Filmin soluk, metalik ama rengarenk bir dünyası var. Sanki bütün o renkli tabelalar, posterler, neonlar şehrin gerçekleri ile bir deniz gibi örtülüyor ve derinleştikçe renklerden fire veriyor. Filmin genel olarak Black and White adlı yetim iki çocuğun Treasure Town adlı her tür karanlık işin döndüğü bir yerde hayatta kalabilme ve bir taraftan da buranın düzenini vahşi bir şeklide de olsa kontrol altında tutma çabaları üzerinde şekilleniyor. Kendilerine “Kediler” diyorlar ve efsaneleri her yerde dolaşıyor, polislerle konuşulmayan bir de anlaşmaları var gibi, hatta Yakuzalarla bile. İki kardeş yin ve yang kadar birbirinden farklı ve birbirini tamamlayan karakterler. Gündüzleri çatılarda neredeyse uçarak şehri gözlüyor, geceleri ise kendilerine ev yaptıkları bir vosvosun içinde uyuyorlar, elbette bagaj oyuncak dolu.
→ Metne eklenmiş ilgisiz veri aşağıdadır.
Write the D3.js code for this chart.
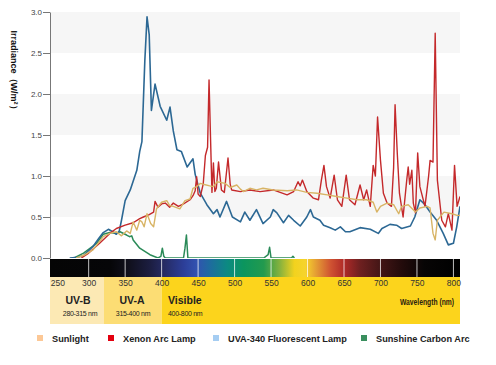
<!DOCTYPE html>
<html><head><meta charset="utf-8">
<script src="https://cdn.jsdelivr.net/npm/d3@7"></script>
<style>body{margin:0;background:#fff}svg{display:block}text{font-family:"Liberation Sans",Arial,sans-serif}</style>
</head><body><svg id="c" width="496" height="365"></svg>
<script>
const yTicks = [0, 0.5, 1.0, 1.5, 2.0, 2.5, 3.0];
const xTicks = [250, 300, 350, 400, 450, 500, 550, 600, 650, 700, 750, 800];
const seriesNames = ["Sunlight", "Xenon Arc Lamp", "UVA-340 Fluorescent Lamp", "Sunshine Carbon Arc"];
const legendColors = ["#fcc896", "#e3000f", "#a5cdf2", "#3a8f5e"];
const lineColors = ["#d8b465", "#c4292b", "#2c6894", "#2a8a58"];
const bands = [
  {label: "UV-B", range: "280-315 nm", from: 247, to: 321},
  {label: "UV-A", range: "315-400 nm", from: 321, to: 400},
  {label: "Visible", range: "400-800 nm", from: 400, to: 809}
];
const sunlight = [[283,0],[295,0.04],[306,0.10],[320,0.26],[329,0.30],[338,0.32],[345,0.27],[352,0.33],[357,0.30],[361,0.44],[366,0.34],[370,0.46],[373,0.44],[376,0.38],[380,0.54],[385,0.42],[389,0.38],[393,0.60],[400,0.68],[407,0.70],[411,0.64],[416,0.63],[425,0.60],[432,0.70],[439,0.72],[443,0.85],[448,0.87],[453,0.91],[457,0.90],[466,0.88],[471,0.87],[476,0.93],[487,0.91],[494,0.86],[503,0.89],[508,0.84],[512,0.81],[521,0.85],[530,0.83],[539,0.85],[553,0.83],[572,0.82],[585,0.83],[599,0.80],[613,0.79],[627,0.77],[640,0.75],[654,0.73],[668,0.71],[681,0.71],[690,0.68],[695,0.56],[700,0.63],[709,0.67],[718,0.65],[725,0.54],[729,0.63],[738,0.65],[748,0.56],[754,0.61],[764,0.63],[768,0.61],[772,0.30],[775,0.22],[778,0.46],[787,0.56],[798,0.54],[805,0.52],[809,0.52]];
const xenon = [[290,0],[300,0.06],[315,0.18],[329,0.30],[338,0.36],[350,0.40],[361,0.43],[370,0.48],[375,0.50],[383,0.53],[389,0.56],[391,0.69],[395,0.62],[400,0.66],[405,0.67],[411,0.62],[416,0.67],[423,0.63],[430,0.66],[439,0.71],[443,0.76],[446,0.82],[448,0.99],[450,0.78],[453,0.75],[457,0.90],[460,1.25],[463,1.35],[465,2.17],[467,1.48],[469,0.80],[471,1.16],[473,0.81],[475,0.85],[478,1.17],[482,0.83],[486,0.80],[491,1.22],[494,0.90],[496,0.83],[508,0.81],[521,0.83],[535,0.81],[553,0.83],[572,0.77],[581,0.81],[587,0.93],[590,0.88],[593,0.95],[599,0.81],[608,0.73],[615,0.71],[619,0.95],[622.5,1.13],[626,0.87],[631,0.73],[636.5,1.01],[641,0.71],[647,0.63],[653,1.01],[657.5,0.71],[665,0.65],[672,0.89],[677,0.71],[681,0.83],[686,0.63],[690,1.13],[693,1.00],[696,1.72],[700,1.19],[704,0.79],[709,0.67],[715,0.63],[718,1.10],[720,1.87],[723,1.28],[726,0.79],[731,0.50],[736,0.95],[738,1.11],[740,0.90],[743,1.07],[745,0.67],[748,0.55],[751,1.28],[754,0.87],[761,0.63],[766,1.00],[768,1.19],[772,1.17],[775,2.74],[778,0.95],[784,0.46],[789,0.38],[793,0.54],[798,0.34],[801.5,1.13],[805,0.63],[809,0.75]];
const uva340 = [[274,0],[285,0.01],[293,0.03],[306,0.14],[314,0.24],[320,0.31],[327,0.35],[333,0.32],[338,0.29],[342,0.33],[345,0.46],[350,0.70],[357,0.83],[366,1.07],[370,1.30],[373,1.42],[377,2.41],[380,2.94],[383,2.72],[386,1.80],[391,2.12],[398,1.85],[407,1.68],[411.5,1.84],[416,1.55],[421,1.32],[427,1.30],[435,1.11],[443,1.21],[446,1.02],[453,0.79],[462,0.65],[471,0.54],[476,0.59],[480,0.50],[489,0.69],[497,0.50],[508,0.44],[514,0.56],[521,0.46],[530,0.59],[539,0.42],[549,0.50],[553,0.59],[558,0.55],[567,0.43],[574,0.52],[581,0.46],[590,0.39],[599,0.50],[604,0.59],[608,0.50],[617,0.46],[622,0.40],[631,0.37],[638,0.34],[645,0.38],[652,0.32],[658,0.32],[672,0.37],[686,0.35],[697,0.30],[702,0.36],[713,0.41],[722,0.40],[729,0.36],[741,0.39],[747,0.50],[754,0.71],[761,0.65],[768,0.56],[777,0.46],[786,0.30],[793,0.16],[800,0.18],[804.5,0.38],[809,0.63]];
const carbonArc = [[280,0],[293,0.06],[311,0.18],[320,0.29],[329,0.31],[338,0.30],[343,0.32],[352,0.28],[356,0.26],[359,0.27],[361,0.22],[370,0.12],[384,0.04],[395,0],[399,0.02],[401,0.12],[403,0.02],[405,0],[430,0],[432,0.12],[434,0.28],[436,0],[540,0],[546,0.04],[548,0.13],[550,0],[578,0],[580,0.02],[582,0]];
const spectrumStops = [[247,"#050505"],[330,"#060608"],[355,"#10101c"],[385,"#1c1e42"],[405,"#262c66"],[430,"#2c3e98"],[448,"#3252b0"],[465,"#1f6aa0"],[490,"#0c8a82"],[512,"#0b955e"],[540,"#229a4e"],[562,"#86b23e"],[582,"#f2d21e"],[597,"#f6d42c"],[612,"#e49c34"],[632,"#cf5232"],[650,"#b02a28"],[672,"#6e2020"],[700,"#431616"],[730,"#220b0b"],[760,"#070505"],[809,"#000000"]];

const svg = d3.select("#c");
const x = d3.scaleLinear().domain([247, 809]).range([50, 460]);
const y = d3.scaleLinear().domain([0, 3]).range([258, 12]);

// grid bands
const bandPairs = [[2.5,3.0],[1.5,2.0],[0.5,1.0]];
svg.append("g").selectAll("rect").data(bandPairs).join("rect")
  .attr("x", 51).attr("width", 409)
  .attr("y", d => y(d[1])).attr("height", d => y(d[0]) - y(d[1]))
  .attr("fill", "#f6f6f6");

// lines
svg.append("clipPath").attr("id","clip").append("rect").attr("x",50).attr("y",0).attr("width",410).attr("height",258);
const line = d3.line().x(d => x(d[0])).y(d => y(d[1]));
const gl = svg.append("g").attr("clip-path","url(#clip)").attr("fill","none").attr("stroke-linejoin","round");
gl.append("path").datum(carbonArc).attr("d", line).attr("stroke", lineColors[3]).attr("stroke-width", 1.5);
gl.append("path").datum(uva340).attr("d", line).attr("stroke", lineColors[2]).attr("stroke-width", 1.6);
gl.append("path").datum(xenon).attr("d", line).attr("stroke", lineColors[1]).attr("stroke-width", 1.4);
gl.append("path").datum(sunlight).attr("d", line).attr("stroke", lineColors[0]).attr("stroke-width", 1.4);

// spectrum bar
const defs = svg.append("defs");
const grad = defs.append("linearGradient").attr("id","spec").attr("gradientUnits","userSpaceOnUse")
  .attr("x1", x(247)).attr("x2", x(809)).attr("y1",0).attr("y2",0);
grad.selectAll("stop").data(spectrumStops).join("stop")
  .attr("offset", d => (d[0]-247)/(809-247)).attr("stop-color", d => d[1]);
svg.append("rect").attr("x", 50).attr("y", 259).attr("width", 410).attr("height", 18).attr("fill","url(#spec)");
svg.append("g").selectAll("line").data(xTicks.filter(t => t > 250)).join("line")
  .attr("x1", d => x(d)).attr("x2", d => x(d)).attr("y1", 259).attr("y2", 277)
  .attr("stroke", "rgba(255,255,255,0.75)").attr("stroke-width", 1);

// yellow bands
const bandColors = ["#fce9b4", "#fcdd74", "#fcd41c"];
svg.append("g").selectAll("rect").data(bands).join("rect")
  .attr("x", d => x(d.from)).attr("width", d => x(d.to) - x(d.from))
  .attr("y", 277).attr("height", 47).attr("fill", (d,i) => bandColors[i]);
const bt = svg.append("g");
bt.append("text").attr("x", 78).attr("y", 304).attr("text-anchor","middle").attr("font-size",10.5).attr("font-weight","bold").attr("fill","#222").text(bands[0].label);
bt.append("text").attr("x", 80).attr("y", 316).attr("text-anchor","middle").attr("font-size",7).attr("fill","#222").attr("letter-spacing",-0.3).text(bands[0].range);
bt.append("text").attr("x", 132).attr("y", 304).attr("text-anchor","middle").attr("font-size",10.5).attr("font-weight","bold").attr("fill","#222").text(bands[1].label);
bt.append("text").attr("x", 133).attr("y", 316).attr("text-anchor","middle").attr("font-size",7).attr("fill","#222").attr("letter-spacing",-0.3).text(bands[1].range);
bt.append("text").attr("x", 168).attr("y", 304).attr("font-size",10.5).attr("font-weight","bold").attr("fill","#222").text(bands[2].label);
bt.append("text").attr("x", 168).attr("y", 316).attr("font-size",7).attr("fill","#222").attr("letter-spacing",-0.3).text(bands[2].range);
bt.append("text").attr("x", 454).attr("y", 305).attr("text-anchor","end").attr("font-size",9.5).attr("font-weight","bold")
  .attr("font-family","'DejaVu Sans Condensed','DejaVu Sans',sans-serif").attr("fill","#2a2010")
  .attr("textLength", 54).attr("lengthAdjust","spacingAndGlyphs").text("Wavelength (nm)");

// x axis labels
const xa = svg.append("g").attr("transform","translate(0,277)")
  .call(d3.axisBottom(x).tickValues(xTicks).tickSize(0).tickPadding(3).tickFormat(d3.format("d")));
xa.select(".domain").remove();
xa.selectAll("text").attr("font-size", 8.5).attr("fill","#333").attr("font-family","'Liberation Sans',Arial,sans-serif")
  .attr("text-anchor", d => d === 250 ? "start" : "middle").attr("dx", d => d === 250 ? -2 : 0);

// y axis
const ya = svg.append("g").attr("transform","translate(50,0)")
  .call(d3.axisLeft(y).tickValues(yTicks).tickSize(7).tickSizeOuter(0).tickPadding(1).tickFormat(d3.format(".1f")));
ya.select(".domain").attr("stroke","#777");
ya.selectAll(".tick line").attr("stroke","#777");
ya.selectAll("text").attr("font-size", 8).attr("fill","#444").attr("font-family","'Liberation Sans',Arial,sans-serif");

svg.append("text").attr("transform","translate(11,72) rotate(90)").attr("text-anchor","middle")
  .attr("font-size", 9).attr("font-weight","bold").attr("fill","#111")
  .text("Irradiance（W/m²）");

// legend
const legX = [37, 108, 213, 361];
const lg = svg.append("g").selectAll("g").data(seriesNames).join("g")
  .attr("transform", (d,i) => `translate(${legX[i]},335)`);
lg.append("rect").attr("width", 6).attr("height", 6).attr("fill", (d,i) => legendColors[i]);
lg.append("text").attr("x", 15).attr("y", 6.5).attr("font-size", 9.2).attr("font-weight","bold").attr("fill","#222").text(d => d);
</script></body></html>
Black’in büyük bir egosu ve heran kendinden büyük birşeylere dönüşebilecek kocaman bir öfkesi var, onu hayata dair merhametli kılan tek şey White. White ise tüm şehirdeki tek bozulmamış şey, çocuk resimlerinden çıkma ağaçlar ve fillerle dolu bir dünyası var, saflığı ona olacak olanları görebilme yeteneği bahşetmiş, her daim “mutlu ol, mutlu ol” diyerek dolaşıyor. Ama onun da Black’siz bu şehirde hayatta kalabilme şansı yok. Birbirleri için ne kadar gerekli olduklarının farkındalar, tıpkı şehrin varlığını sürdürebilmek için ihtiyacı olan ince denge gibi. Fakat sermaye sahipleri başka kötü adamlarla birleşip Black’in “şehirini” baştan aşağı değiştirip bir büyük para makinası haline getirmeye başlayınca denge bozulmaya başlıyor ve Black de White’tan ayrı düşüyor. Sonrası işte büyük bir kaos, Black yeniyetme bir oğlan çocuğu, egosuyla, erkeklikle, erkekler dünyası ile mücadele etmeye başlıyor. İçindeki karanlık, White olmayınca zihninin derinliklerinden ona fısıldamayı bırakıp büyük güç ve şiddet vaatlerini derin dehlizlerin, sonsuz ateşten bir dünyanın içinden ona yapmaya başlıyor. Derken Black, White’ın beyaz güvercinleri, içindeki karanlığın siyah kuzgunları ile kovalanırken, sonsuz bir uçurumun tepesinde karar vermeye çalışıyor.


Tekkonkinkreet genel geçer bir animeden başka türlü olabilme özgürlüğü ile birlikte japon animelerinin çoklukla sunduğu spiritüel zenginlikle aslında oldukça derinleşiyor, hem de bir yandan amerikan animasyonlarının sunmayacağı kadar da karanlık. Her ne kadar Taoism’in Yin-yang’ını belkemiği almış olsa da, gerek ana buluşma noktalarındaki saatin içinden ansızın beliren dev fil başlı Buda heykeli olsun, gerek baş Yakuza’nın ağzından düşürmediği “Tek ihtiyacımız olan sevgi” nidaları olsun her taraftan ruhani bir zenginlik akıyor. Üstelik bu ne Miyazaki’ninkiler kadar keyifli, ne de Amerikan animasyonlarındaki kadar pembe bir dünyada geçmeyince sanki daha da anlamlı hale geliyor. Evet çizgi filmlerde görünce çok hoş bulsak da cadılardan, canavarladan, bilmediğimiz güçlerden elbette aslında korkuyoruz, hoşlanmıyoruz ve hayatı olduğu gibi kabul edebilmek, sevgiye, keyife dair birşeylere sahip çıkabilmek için gerekli şeyler koca bir şehrin kalabalık sokaklarında, insanlarında ya da zihnimizin bir yerlerinde ansızın belirip kaybolabiliyor. Belki de bunun için gerçekten de her tezatın, her varoluşun birbirinin içinde olduğunu bilmeye ihtiyacımız var. Belki de daha yakından bakmaya ihtiyacımız var..



*Bu yazının Lamb’in Darkness şarkısı eşliğinde okunması tavsiye olunur.